Irish immigrants began moving into southern West Virginia in the early 1850’s, arriving in areas that were, at the time, essentially a wilderness. The first documented arrival to Irish Mountain was Maurice Sullivan from County Kerry, Ireland. Sullivan purchased 435 acres of land from John Qwinn in 1855 to begin the Irish Mountain settlement. Sullivan would be joined on the mountain by Irish families such as the Quinlan’s, McCarthy’s, Nee’s, Dillon’s, Carson’s, and others. The community that was formed by these families was extremely isolated, and so they formed a self-sufficient, distinctive ethnic group. The one aspect of their lives in which they felt a need was for a place of spiritual comfort. The closest Roman Catholic Church was St. Patrick’s Catholic Church in Hinton, founded in 1872, which was fifteen miles away and difficult to get to during the late 19th Century. Beginning in 1872, St. Patrick’s Church would send a priest to Irish Mountain once a month for services.
The community still felt a need for a church and a consecrated burial ground, and so in 1876 Maurice Sullivan sold for one dollar one acre of land atop the mountain to Joseph J. Kane, bishop of Wheeling, for the church and cemetery. By 1878 a small, hewn log church was completed and named after St. Colman, a popular Gaelic-Irish Saint. St. Colman’s Church never received its own priest and continued to rely on monthly visits from St. Patrick’s Church. The Irish community on the mountain existed into the 20th Century, with an average of fifteen to twenty families living in the area. The church would remain the focal point of the community on Irish Mountain. Around 1928 the original log structure was covered with clapboard siding and painted white, giving it the appearance it still has today.
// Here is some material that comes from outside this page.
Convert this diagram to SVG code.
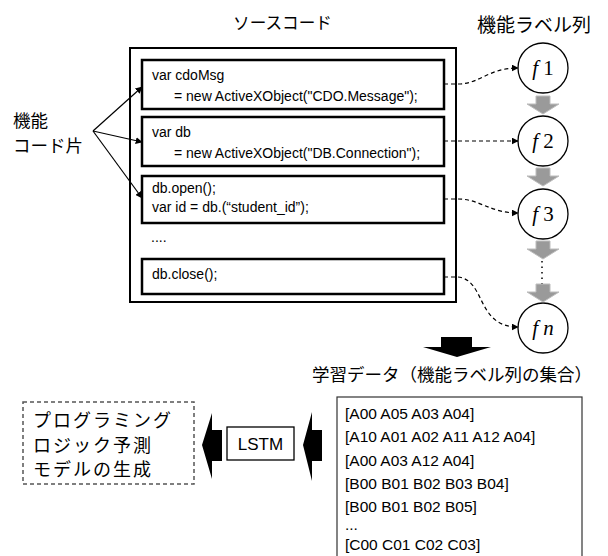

Behind the church is the St. Colman’s Cemetery, which is the final resting place for the Irish community who lived and died on the mountain. The cemetery contains rows of neat tombstones, many revealing the Irish birthplace of those buried and some containing interesting inscriptions such as,
“Remember kind friends as you pass by,
As you are now, so once was I.
As I am now, so you must be.
Prepare for death, and follow me” (1).
St. Colman’s Cemetery also contains a “lost corner” in the rear of the cemetery of unconsecrated ground where infants and other individuals who died without baptism are buried.
The Irish immigrants would move off of the mountain in the 20th Century, but the church and cemetery remain as a visible reminder of the once thriving Irish farming community that populated the mountain. St. Patrick’s Catholic Church of Hinton continues to hold special occasion events and services at St. Colman’s Church, and maintains the grounds of the church and cemetery.